(Dataset items)
..........

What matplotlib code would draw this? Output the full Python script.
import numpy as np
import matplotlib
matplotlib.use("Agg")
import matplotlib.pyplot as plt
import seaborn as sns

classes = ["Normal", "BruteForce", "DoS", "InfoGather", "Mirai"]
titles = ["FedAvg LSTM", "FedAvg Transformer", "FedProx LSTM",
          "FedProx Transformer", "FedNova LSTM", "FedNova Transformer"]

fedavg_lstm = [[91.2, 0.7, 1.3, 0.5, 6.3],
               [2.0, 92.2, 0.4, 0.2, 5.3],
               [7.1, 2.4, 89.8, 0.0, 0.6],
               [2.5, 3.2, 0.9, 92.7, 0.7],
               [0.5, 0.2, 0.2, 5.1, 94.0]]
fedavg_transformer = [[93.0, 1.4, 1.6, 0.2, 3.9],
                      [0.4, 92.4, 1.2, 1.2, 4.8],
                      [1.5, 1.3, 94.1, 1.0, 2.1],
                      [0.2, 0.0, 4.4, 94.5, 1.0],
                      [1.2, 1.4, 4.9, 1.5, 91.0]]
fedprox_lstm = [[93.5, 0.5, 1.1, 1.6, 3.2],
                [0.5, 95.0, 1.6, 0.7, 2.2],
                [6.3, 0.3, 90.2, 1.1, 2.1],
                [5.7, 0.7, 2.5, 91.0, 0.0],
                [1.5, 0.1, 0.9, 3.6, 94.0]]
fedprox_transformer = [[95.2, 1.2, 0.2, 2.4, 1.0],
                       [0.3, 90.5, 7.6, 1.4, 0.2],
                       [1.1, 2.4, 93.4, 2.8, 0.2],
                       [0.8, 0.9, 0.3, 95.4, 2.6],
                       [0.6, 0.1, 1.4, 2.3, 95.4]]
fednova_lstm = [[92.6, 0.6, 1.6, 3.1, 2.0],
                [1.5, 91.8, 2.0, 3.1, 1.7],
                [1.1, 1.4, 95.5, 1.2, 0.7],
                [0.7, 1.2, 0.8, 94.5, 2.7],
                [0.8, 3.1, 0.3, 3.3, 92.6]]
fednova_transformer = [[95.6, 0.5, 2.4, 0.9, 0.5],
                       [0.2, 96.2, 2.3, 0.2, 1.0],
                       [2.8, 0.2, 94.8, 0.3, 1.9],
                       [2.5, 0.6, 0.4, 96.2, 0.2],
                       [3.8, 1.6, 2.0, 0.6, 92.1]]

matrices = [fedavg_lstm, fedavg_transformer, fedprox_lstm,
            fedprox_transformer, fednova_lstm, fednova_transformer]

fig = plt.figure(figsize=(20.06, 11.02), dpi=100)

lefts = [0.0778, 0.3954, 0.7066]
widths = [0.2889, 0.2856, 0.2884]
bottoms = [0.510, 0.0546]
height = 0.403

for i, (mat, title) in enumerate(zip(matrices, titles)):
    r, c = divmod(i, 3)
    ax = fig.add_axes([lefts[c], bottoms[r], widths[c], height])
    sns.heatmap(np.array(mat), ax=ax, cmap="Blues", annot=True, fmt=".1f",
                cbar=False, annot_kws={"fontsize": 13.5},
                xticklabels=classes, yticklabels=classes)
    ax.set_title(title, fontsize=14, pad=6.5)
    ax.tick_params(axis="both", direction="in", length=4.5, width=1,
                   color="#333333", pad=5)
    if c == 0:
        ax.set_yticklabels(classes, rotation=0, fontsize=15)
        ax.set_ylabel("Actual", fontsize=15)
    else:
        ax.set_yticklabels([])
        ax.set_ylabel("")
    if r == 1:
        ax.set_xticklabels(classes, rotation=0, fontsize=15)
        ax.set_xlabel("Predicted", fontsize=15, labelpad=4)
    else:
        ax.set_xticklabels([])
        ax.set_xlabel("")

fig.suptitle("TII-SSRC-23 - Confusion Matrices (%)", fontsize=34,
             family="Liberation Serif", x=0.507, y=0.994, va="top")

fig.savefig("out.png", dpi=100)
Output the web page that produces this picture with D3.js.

..........

Restate each of the entries above verbatim.

What matplotlib code would draw this? Output the full Python script.
import numpy as np
import matplotlib
matplotlib.use("Agg")
import matplotlib.pyplot as plt
import seaborn as sns

classes = ["Normal", "BruteForce", "DoS", "InfoGather", "Mirai"]
titles = ["FedAvg LSTM", "FedAvg Transformer", "FedProx LSTM",
          "FedProx Transformer", "FedNova LSTM", "FedNova Transformer"]

fedavg_lstm = [[91.2, 0.7, 1.3, 0.5, 6.3],
               [2.0, 92.2, 0.4, 0.2, 5.3],
               [7.1, 2.4, 89.8, 0.0, 0.6],
               [2.5, 3.2, 0.9, 92.7, 0.7],
               [0.5, 0.2, 0.2, 5.1, 94.0]]
fedavg_transformer = [[93.0, 1.4, 1.6, 0.2, 3.9],
                      [0.4, 92.4, 1.2, 1.2, 4.8],
                      [1.5, 1.3, 94.1, 1.0, 2.1],
                      [0.2, 0.0, 4.4, 94.5, 1.0],
                      [1.2, 1.4, 4.9, 1.5, 91.0]]
fedprox_lstm = [[93.5, 0.5, 1.1, 1.6, 3.2],
                [0.5, 95.0, 1.6, 0.7, 2.2],
                [6.3, 0.3, 90.2, 1.1, 2.1],
                [5.7, 0.7, 2.5, 91.0, 0.0],
                [1.5, 0.1, 0.9, 3.6, 94.0]]
fedprox_transformer = [[95.2, 1.2, 0.2, 2.4, 1.0],
                       [0.3, 90.5, 7.6, 1.4, 0.2],
                       [1.1, 2.4, 93.4, 2.8, 0.2],
                       [0.8, 0.9, 0.3, 95.4, 2.6],
                       [0.6, 0.1, 1.4, 2.3, 95.4]]
fednova_lstm = [[92.6, 0.6, 1.6, 3.1, 2.0],
                [1.5, 91.8, 2.0, 3.1, 1.7],
                [1.1, 1.4, 95.5, 1.2, 0.7],
                [0.7, 1.2, 0.8, 94.5, 2.7],
                [0.8, 3.1, 0.3, 3.3, 92.6]]
fednova_transformer = [[95.6, 0.5, 2.4, 0.9, 0.5],
                       [0.2, 96.2, 2.3, 0.2, 1.0],
                       [2.8, 0.2, 94.8, 0.3, 1.9],
                       [2.5, 0.6, 0.4, 96.2, 0.2],
                       [3.8, 1.6, 2.0, 0.6, 92.1]]

matrices = [fedavg_lstm, fedavg_transformer, fedprox_lstm,
            fedprox_transformer, fednova_lstm, fednova_transformer]

fig = plt.figure(figsize=(20.06, 11.02), dpi=100)

lefts = [0.0778, 0.3954, 0.7066]
widths = [0.2889, 0.2856, 0.2884]
bottoms = [0.510, 0.0546]
height = 0.403

for i, (mat, title) in enumerate(zip(matrices, titles)):
    r, c = divmod(i, 3)
    ax = fig.add_axes([lefts[c], bottoms[r], widths[c], height])
    sns.heatmap(np.array(mat), ax=ax, cmap="Blues", annot=True, fmt=".1f",
                cbar=False, annot_kws={"fontsize": 13.5},
                xticklabels=classes, yticklabels=classes)
    ax.set_title(title, fontsize=14, pad=6.5)
    ax.tick_params(axis="both", direction="in", length=4.5, width=1,
                   color="#333333", pad=5)
    if c == 0:
        ax.set_yticklabels(classes, rotation=0, fontsize=15)
        ax.set_ylabel("Actual", fontsize=15)
    else:
        ax.set_yticklabels([])
        ax.set_ylabel("")
    if r == 1:
        ax.set_xticklabels(classes, rotation=0, fontsize=15)
        ax.set_xlabel("Predicted", fontsize=15, labelpad=4)
    else:
        ax.set_xticklabels([])
        ax.set_xlabel("")

fig.suptitle("TII-SSRC-23 - Confusion Matrices (%)", fontsize=34,
             family="Liberation Serif", x=0.507, y=0.994, va="top")

fig.savefig("out.png", dpi=100)
Output the web page that produces this picture with D3.js.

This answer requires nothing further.